PROBLEM
Print the lines starting at the line containing "Emit a Python" and ending at the line containing "plt.rcParams['font.size'] = 7.5", exactly and in full, without the pictures.

--

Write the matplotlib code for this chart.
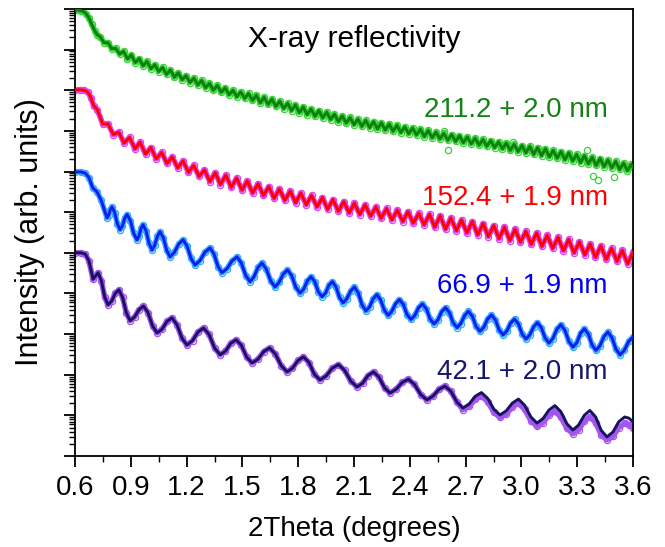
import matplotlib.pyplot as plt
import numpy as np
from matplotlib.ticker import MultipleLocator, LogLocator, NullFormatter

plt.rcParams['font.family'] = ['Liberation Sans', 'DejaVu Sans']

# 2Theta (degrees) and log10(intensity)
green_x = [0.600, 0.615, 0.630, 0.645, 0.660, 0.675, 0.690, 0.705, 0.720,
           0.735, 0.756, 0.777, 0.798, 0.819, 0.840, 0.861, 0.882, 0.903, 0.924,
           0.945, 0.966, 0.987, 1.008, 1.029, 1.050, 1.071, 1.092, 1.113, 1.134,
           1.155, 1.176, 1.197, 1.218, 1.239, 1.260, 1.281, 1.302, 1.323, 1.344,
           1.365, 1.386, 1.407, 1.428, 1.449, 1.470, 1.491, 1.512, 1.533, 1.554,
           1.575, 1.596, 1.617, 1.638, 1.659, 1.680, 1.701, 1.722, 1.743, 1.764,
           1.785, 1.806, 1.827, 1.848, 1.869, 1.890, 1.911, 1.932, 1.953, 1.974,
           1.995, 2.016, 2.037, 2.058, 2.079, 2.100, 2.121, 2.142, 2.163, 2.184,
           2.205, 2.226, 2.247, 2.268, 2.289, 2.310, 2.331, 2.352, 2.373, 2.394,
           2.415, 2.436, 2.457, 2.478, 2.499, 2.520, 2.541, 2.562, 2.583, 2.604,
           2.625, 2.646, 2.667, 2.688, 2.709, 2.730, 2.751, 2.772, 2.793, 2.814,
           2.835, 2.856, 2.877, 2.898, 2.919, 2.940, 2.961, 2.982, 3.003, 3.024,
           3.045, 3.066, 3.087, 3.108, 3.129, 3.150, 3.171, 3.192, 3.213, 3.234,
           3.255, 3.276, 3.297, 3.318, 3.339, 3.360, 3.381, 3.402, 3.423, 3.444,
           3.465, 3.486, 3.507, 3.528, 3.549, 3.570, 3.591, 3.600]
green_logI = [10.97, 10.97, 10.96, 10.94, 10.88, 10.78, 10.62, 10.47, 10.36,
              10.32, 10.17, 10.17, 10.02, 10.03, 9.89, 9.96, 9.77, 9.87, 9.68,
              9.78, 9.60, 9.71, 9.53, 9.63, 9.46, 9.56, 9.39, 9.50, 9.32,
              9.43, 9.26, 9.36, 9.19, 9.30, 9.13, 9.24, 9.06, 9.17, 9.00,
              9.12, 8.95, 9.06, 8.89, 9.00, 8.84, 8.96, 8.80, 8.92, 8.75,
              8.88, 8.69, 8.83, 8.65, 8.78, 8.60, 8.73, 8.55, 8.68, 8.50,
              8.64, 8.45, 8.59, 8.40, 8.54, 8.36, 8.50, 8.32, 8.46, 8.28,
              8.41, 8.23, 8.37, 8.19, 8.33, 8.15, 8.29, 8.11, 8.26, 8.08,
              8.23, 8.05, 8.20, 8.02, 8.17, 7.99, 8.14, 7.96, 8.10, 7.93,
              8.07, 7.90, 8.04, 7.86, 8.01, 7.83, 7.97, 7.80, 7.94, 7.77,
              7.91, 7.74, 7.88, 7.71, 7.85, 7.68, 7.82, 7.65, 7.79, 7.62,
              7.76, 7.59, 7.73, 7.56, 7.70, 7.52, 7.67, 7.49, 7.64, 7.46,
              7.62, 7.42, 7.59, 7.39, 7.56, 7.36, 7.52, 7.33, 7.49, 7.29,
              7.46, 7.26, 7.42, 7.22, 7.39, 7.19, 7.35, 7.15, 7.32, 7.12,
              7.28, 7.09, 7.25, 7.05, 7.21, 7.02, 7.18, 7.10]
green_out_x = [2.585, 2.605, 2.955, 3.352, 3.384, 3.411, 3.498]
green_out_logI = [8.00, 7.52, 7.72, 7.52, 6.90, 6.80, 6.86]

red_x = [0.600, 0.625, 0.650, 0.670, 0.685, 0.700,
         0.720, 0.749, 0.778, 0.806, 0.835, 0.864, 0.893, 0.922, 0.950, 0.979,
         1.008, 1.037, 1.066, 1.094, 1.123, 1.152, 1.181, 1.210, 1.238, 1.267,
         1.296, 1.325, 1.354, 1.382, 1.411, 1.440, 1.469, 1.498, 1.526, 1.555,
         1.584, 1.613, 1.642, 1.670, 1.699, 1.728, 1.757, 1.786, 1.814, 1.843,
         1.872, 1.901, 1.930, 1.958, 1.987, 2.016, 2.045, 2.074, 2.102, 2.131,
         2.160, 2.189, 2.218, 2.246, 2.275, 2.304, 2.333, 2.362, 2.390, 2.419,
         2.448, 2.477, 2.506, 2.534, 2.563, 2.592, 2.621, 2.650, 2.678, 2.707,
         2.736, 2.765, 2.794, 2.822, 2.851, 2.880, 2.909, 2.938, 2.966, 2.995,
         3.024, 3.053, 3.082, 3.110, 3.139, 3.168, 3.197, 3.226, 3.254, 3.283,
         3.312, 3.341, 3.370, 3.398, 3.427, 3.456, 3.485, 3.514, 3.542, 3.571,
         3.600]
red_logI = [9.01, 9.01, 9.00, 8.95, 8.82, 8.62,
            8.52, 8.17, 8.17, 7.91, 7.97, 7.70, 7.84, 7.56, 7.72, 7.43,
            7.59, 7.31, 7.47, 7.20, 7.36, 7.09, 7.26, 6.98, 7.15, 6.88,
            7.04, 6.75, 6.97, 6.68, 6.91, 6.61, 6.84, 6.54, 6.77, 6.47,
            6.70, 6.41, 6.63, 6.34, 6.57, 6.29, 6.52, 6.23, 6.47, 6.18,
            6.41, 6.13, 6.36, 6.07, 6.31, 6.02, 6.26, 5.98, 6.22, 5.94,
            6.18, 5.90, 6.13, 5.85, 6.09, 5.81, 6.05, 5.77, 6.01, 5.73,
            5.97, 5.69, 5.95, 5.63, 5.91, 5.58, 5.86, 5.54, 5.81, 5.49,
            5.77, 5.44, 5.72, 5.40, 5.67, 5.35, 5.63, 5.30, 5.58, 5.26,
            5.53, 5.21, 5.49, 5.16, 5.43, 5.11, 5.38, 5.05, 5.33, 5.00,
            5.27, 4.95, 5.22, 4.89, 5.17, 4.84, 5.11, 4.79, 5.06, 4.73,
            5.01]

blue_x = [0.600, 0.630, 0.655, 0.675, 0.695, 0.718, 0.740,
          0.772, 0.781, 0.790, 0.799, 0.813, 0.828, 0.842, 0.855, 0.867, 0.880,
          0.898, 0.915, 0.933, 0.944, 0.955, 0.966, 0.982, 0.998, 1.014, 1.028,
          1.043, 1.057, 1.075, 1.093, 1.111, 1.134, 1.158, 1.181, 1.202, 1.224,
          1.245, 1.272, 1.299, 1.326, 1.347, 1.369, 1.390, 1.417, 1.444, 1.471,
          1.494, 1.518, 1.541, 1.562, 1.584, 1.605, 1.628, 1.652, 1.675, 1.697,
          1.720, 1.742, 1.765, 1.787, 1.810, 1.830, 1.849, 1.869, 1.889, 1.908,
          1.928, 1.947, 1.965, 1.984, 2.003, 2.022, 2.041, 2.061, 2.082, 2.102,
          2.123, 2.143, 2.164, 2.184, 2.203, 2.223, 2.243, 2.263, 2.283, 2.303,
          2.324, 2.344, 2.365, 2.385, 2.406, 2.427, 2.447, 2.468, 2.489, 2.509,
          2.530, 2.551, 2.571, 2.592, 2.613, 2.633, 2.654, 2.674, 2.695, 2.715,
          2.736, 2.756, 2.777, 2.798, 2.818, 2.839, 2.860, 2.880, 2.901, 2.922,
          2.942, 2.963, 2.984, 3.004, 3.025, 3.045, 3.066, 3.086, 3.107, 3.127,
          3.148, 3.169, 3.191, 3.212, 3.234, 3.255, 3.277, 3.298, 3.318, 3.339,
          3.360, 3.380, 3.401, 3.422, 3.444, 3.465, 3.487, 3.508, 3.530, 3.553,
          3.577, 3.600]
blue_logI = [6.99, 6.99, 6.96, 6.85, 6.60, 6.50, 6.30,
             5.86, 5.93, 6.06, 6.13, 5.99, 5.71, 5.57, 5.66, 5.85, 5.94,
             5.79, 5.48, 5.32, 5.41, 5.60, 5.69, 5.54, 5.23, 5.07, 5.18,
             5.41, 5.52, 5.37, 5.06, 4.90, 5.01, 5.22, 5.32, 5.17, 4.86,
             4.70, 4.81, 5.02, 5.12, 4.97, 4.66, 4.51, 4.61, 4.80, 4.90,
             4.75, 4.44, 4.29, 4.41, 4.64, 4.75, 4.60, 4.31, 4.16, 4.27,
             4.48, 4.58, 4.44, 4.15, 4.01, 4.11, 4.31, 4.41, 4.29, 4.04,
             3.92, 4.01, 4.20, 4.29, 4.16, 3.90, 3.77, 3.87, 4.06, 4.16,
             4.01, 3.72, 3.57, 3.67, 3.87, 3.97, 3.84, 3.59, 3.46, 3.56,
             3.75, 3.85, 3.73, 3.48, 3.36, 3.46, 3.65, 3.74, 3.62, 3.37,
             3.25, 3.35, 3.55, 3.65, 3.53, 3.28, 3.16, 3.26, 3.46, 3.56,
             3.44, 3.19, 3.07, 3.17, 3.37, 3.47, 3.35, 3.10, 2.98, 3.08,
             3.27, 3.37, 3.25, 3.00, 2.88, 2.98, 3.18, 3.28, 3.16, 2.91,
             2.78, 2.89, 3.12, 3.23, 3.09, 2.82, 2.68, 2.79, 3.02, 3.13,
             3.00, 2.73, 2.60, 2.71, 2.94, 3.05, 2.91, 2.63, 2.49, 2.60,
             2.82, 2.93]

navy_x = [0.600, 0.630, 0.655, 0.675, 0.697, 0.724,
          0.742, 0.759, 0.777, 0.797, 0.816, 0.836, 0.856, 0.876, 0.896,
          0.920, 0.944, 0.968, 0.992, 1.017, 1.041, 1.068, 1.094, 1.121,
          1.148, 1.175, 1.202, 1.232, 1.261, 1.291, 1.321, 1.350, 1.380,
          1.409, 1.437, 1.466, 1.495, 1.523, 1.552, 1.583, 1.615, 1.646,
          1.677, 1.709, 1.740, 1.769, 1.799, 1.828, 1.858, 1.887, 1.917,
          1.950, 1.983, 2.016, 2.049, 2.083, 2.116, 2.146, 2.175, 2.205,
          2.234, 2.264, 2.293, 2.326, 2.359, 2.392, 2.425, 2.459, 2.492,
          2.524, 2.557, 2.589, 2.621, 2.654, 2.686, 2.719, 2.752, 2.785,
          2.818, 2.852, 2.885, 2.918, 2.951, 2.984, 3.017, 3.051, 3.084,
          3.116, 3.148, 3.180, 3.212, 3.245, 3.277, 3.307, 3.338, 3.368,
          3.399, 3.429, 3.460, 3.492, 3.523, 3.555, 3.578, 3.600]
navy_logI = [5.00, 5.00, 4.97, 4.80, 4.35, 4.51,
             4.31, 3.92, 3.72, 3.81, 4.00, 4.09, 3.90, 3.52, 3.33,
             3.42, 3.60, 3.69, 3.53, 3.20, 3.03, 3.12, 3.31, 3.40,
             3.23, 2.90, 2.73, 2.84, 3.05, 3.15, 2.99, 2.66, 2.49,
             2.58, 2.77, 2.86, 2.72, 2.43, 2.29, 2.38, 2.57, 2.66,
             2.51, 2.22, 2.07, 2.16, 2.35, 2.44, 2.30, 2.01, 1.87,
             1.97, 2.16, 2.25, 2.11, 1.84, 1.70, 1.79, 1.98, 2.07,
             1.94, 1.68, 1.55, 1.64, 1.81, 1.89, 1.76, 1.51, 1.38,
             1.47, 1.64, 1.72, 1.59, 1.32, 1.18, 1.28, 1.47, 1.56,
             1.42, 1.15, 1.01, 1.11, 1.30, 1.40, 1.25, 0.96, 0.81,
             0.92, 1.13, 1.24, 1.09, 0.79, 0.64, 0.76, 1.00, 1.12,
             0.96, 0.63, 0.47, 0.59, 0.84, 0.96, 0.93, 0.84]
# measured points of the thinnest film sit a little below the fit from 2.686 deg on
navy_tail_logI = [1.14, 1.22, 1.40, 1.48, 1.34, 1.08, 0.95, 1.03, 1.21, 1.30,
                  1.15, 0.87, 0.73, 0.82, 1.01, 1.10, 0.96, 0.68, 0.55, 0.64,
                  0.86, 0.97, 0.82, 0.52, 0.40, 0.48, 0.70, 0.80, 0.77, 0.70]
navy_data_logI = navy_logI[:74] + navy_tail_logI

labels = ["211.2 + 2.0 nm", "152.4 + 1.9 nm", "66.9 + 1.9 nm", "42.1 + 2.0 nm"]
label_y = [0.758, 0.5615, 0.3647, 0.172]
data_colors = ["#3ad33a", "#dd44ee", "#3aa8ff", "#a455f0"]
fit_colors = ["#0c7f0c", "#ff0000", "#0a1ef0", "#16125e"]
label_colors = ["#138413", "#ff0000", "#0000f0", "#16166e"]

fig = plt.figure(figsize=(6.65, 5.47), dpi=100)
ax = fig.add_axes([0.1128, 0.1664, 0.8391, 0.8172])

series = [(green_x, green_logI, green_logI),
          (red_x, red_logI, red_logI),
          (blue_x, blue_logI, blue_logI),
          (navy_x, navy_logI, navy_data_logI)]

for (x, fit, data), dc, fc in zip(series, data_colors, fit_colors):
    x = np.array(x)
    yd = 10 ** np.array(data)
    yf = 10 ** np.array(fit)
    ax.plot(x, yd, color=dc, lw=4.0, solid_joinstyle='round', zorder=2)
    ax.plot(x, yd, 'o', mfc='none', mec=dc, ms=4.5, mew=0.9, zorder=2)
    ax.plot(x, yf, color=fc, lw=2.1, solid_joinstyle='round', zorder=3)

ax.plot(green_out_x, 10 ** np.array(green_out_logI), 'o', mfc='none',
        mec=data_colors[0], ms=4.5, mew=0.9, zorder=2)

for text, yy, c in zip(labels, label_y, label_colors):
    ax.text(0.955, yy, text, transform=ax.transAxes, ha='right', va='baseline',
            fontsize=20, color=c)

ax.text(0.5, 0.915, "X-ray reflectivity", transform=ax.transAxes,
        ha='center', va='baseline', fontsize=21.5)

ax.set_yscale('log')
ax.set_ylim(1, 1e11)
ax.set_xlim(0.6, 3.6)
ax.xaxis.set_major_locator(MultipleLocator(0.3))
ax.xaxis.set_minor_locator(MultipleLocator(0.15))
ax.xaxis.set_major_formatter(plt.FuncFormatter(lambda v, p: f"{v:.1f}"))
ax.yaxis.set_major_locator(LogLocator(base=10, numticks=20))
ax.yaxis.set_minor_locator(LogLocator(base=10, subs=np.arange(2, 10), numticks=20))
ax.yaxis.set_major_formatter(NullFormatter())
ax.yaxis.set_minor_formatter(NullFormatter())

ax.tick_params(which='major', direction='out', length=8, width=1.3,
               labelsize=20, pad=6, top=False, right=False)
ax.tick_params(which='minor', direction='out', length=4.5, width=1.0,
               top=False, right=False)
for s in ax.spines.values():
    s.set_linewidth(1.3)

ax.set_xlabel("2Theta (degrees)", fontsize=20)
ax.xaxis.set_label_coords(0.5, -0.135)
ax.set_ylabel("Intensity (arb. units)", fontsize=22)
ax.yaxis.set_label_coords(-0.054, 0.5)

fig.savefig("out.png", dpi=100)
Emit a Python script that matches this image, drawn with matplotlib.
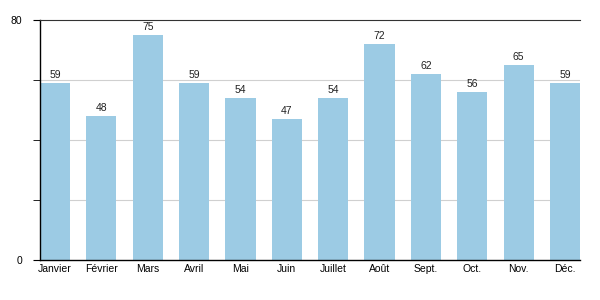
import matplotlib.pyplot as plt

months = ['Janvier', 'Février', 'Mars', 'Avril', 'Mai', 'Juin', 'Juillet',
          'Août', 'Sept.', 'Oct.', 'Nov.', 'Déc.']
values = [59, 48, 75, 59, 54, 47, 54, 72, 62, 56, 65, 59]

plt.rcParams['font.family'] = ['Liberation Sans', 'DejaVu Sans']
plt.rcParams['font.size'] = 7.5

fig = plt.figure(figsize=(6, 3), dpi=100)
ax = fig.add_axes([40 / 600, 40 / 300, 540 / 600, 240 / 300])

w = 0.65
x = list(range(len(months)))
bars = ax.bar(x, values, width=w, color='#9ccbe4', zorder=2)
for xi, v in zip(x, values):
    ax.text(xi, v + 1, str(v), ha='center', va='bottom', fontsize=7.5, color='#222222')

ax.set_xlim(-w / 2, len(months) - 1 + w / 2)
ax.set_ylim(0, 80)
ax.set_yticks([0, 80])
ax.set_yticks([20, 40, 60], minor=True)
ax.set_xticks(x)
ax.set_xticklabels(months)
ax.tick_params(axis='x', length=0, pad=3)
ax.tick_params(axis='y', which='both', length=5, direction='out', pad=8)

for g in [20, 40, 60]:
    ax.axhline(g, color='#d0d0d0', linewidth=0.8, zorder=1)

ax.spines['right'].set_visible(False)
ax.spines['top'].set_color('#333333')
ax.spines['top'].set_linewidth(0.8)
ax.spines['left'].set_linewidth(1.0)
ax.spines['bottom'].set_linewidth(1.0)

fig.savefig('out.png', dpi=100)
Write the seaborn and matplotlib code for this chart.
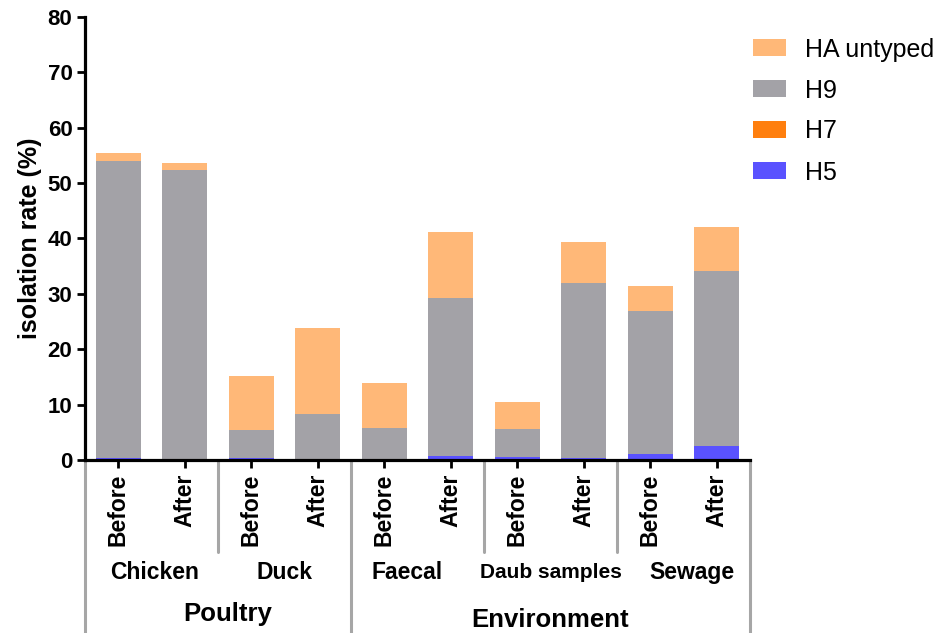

--

WRITTEN RESPONSE
Emit a Python script that matches this image, drawn with matplotlib.
import matplotlib.pyplot as plt

months = ['Janvier', 'Février', 'Mars', 'Avril', 'Mai', 'Juin', 'Juillet',
          'Août', 'Sept.', 'Oct.', 'Nov.', 'Déc.']
values = [59, 48, 75, 59, 54, 47, 54, 72, 62, 56, 65, 59]

plt.rcParams['font.family'] = ['Liberation Sans', 'DejaVu Sans']
plt.rcParams['font.size'] = 7.5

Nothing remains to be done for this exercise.